● **Exercise instructions**
Find each line containing the string "diagram" and return it.

● **Supplied material**
= = = =

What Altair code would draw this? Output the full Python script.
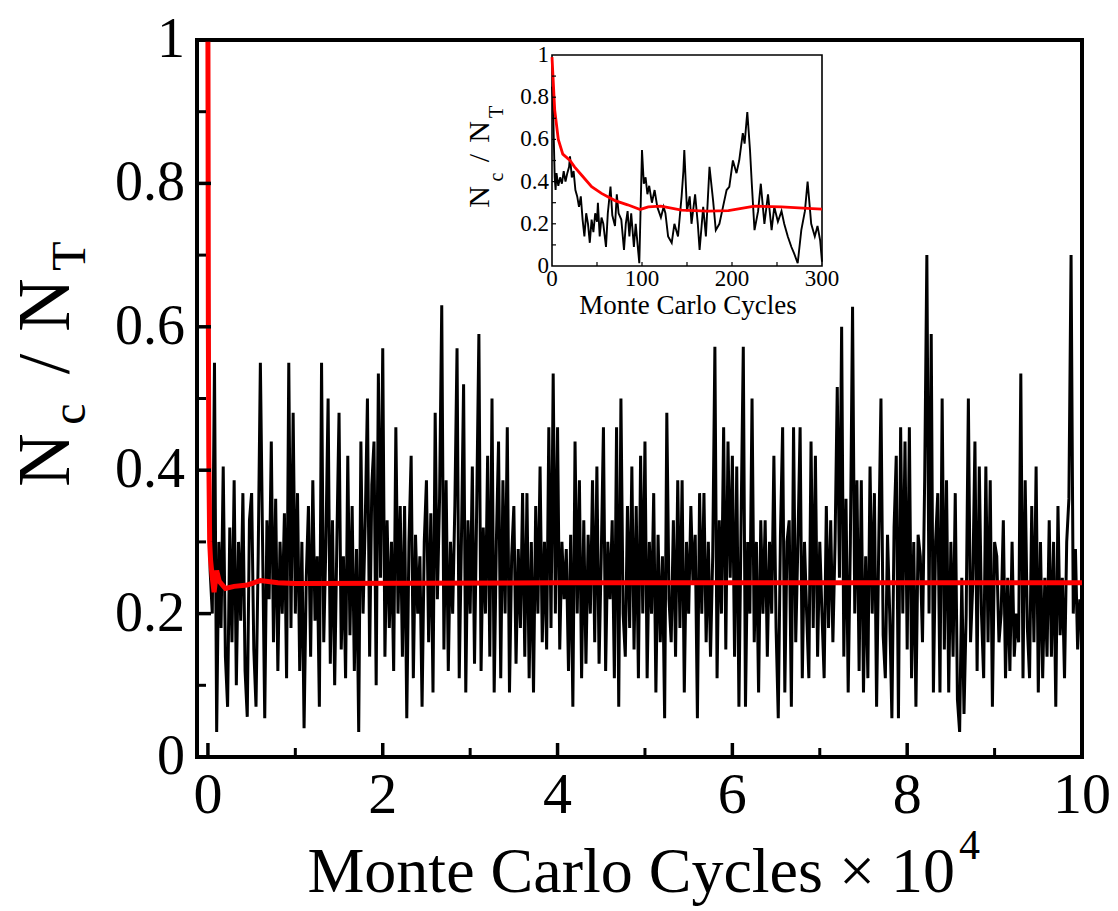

= = = =

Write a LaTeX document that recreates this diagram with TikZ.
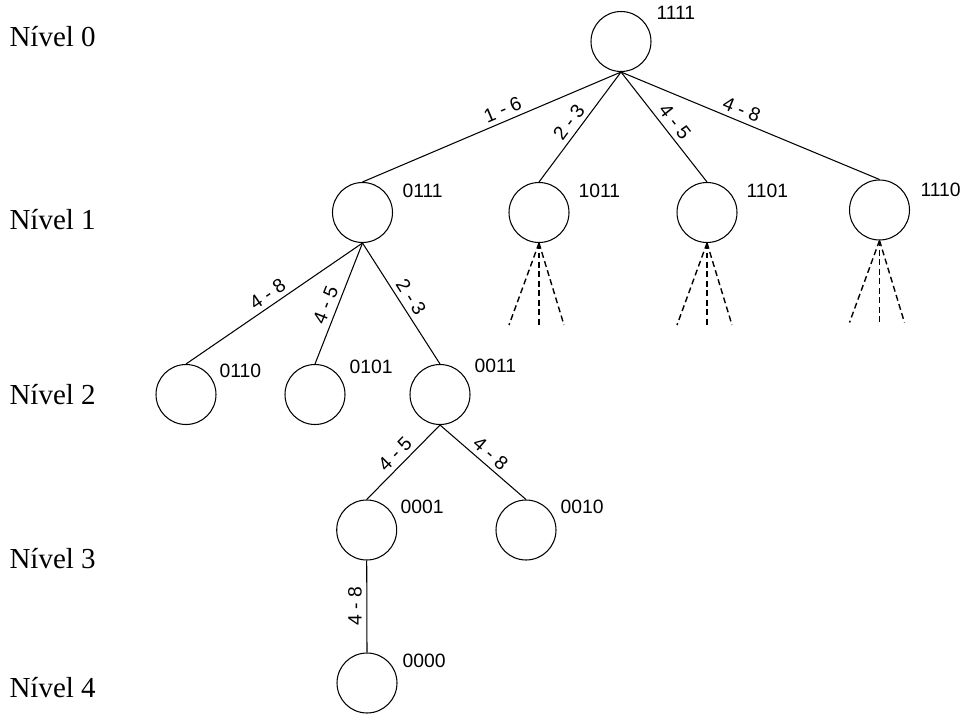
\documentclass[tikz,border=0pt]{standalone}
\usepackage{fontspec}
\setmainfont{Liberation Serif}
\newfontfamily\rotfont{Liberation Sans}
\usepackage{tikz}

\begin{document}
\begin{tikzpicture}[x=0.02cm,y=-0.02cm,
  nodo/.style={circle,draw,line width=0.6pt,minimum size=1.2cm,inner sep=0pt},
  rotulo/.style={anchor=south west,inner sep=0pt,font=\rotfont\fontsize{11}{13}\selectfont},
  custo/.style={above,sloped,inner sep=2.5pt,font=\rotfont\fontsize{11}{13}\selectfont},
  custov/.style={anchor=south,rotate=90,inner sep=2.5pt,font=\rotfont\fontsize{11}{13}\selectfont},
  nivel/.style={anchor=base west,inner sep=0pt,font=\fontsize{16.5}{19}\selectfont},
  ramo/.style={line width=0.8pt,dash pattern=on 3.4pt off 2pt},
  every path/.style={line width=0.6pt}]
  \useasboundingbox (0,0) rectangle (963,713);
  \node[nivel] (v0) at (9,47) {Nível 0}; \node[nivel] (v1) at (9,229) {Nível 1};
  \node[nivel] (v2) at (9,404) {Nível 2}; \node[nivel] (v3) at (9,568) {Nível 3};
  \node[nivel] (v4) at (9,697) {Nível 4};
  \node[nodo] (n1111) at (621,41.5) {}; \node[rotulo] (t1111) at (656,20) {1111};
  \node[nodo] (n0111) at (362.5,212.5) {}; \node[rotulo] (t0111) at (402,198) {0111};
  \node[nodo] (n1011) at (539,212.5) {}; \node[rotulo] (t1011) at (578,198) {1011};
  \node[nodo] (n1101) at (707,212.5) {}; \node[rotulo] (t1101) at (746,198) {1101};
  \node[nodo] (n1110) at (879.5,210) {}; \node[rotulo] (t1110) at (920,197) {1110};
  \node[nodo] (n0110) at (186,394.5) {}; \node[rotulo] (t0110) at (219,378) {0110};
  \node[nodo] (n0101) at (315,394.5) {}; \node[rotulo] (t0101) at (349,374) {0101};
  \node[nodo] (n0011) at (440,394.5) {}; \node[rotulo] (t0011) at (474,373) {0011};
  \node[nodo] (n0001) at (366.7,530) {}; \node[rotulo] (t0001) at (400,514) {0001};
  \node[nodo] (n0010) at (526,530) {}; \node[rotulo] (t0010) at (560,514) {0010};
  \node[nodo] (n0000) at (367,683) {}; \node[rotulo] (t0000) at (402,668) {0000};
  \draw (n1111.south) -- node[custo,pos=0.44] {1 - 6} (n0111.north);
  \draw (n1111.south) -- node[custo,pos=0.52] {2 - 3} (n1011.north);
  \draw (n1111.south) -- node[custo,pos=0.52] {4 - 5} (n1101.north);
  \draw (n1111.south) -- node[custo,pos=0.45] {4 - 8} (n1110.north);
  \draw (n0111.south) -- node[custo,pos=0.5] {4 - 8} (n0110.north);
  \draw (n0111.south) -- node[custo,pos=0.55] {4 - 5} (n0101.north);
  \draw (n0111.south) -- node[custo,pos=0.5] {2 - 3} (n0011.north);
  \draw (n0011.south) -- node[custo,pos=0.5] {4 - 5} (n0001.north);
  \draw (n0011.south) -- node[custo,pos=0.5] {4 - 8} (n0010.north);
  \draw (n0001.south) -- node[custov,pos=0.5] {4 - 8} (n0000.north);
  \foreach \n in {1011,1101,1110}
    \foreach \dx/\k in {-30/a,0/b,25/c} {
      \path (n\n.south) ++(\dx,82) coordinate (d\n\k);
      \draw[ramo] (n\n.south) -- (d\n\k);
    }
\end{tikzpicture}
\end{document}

= = = =

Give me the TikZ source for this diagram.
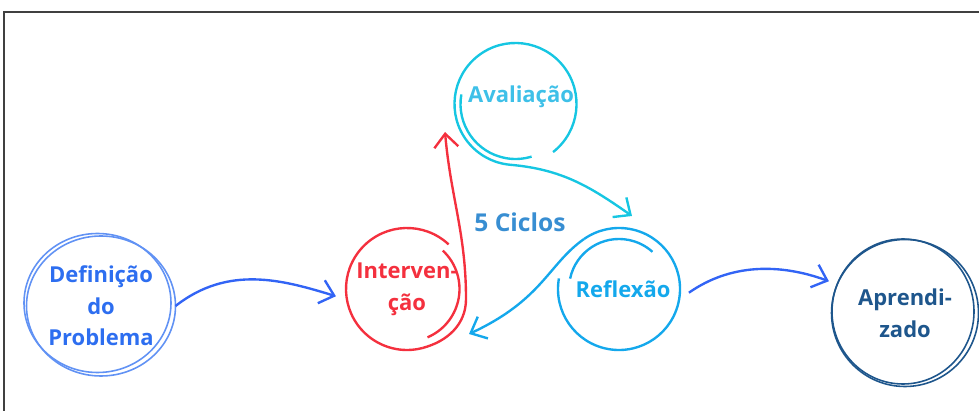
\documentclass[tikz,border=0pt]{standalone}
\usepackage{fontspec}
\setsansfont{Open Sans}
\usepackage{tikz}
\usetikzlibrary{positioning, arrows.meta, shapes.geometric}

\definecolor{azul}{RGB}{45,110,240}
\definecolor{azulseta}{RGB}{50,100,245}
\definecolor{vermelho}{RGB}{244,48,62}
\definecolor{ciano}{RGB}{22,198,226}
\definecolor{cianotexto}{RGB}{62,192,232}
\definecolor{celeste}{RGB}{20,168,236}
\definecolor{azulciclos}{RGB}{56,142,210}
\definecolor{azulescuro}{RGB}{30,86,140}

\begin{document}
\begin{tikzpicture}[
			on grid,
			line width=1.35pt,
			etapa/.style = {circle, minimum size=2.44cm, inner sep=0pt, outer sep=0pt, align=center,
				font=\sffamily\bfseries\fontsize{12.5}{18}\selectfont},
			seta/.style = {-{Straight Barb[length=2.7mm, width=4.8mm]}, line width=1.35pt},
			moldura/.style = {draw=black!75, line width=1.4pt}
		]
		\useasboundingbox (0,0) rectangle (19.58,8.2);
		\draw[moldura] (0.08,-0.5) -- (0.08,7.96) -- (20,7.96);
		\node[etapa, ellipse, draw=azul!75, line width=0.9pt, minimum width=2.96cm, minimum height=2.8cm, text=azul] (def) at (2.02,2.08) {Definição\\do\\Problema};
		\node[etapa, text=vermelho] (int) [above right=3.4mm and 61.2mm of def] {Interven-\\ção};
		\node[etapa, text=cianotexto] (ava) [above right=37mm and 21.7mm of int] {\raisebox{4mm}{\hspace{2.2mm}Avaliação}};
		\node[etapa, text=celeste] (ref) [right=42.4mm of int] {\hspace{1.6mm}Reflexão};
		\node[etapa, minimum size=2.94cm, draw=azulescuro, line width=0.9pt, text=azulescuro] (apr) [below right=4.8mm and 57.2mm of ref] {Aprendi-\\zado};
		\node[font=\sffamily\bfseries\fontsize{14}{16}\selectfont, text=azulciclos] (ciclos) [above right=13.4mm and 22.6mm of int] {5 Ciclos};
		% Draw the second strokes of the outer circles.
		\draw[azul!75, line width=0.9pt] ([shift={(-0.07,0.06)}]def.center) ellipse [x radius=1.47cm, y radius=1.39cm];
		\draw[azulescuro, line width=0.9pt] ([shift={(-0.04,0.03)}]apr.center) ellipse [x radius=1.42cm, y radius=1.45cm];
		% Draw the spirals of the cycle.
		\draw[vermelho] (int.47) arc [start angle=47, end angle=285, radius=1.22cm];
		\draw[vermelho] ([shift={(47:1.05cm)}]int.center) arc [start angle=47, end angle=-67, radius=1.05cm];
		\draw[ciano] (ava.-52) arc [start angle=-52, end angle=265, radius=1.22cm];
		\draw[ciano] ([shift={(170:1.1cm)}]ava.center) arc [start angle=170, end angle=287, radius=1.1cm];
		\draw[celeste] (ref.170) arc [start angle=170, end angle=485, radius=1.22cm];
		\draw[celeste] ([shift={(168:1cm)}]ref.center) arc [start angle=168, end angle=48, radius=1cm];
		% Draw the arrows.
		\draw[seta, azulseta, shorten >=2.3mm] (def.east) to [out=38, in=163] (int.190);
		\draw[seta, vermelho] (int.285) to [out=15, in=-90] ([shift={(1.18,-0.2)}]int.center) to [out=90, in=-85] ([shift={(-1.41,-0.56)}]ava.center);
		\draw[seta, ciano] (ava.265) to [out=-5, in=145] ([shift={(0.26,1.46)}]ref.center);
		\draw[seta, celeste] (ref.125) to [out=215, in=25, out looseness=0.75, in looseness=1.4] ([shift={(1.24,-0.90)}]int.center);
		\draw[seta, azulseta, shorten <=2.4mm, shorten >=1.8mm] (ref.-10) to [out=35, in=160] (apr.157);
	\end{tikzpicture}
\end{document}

= = = =

● **Task solution**
Write a LaTeX document that recreates this diagram with TikZ.
Give me the TikZ source for this diagram.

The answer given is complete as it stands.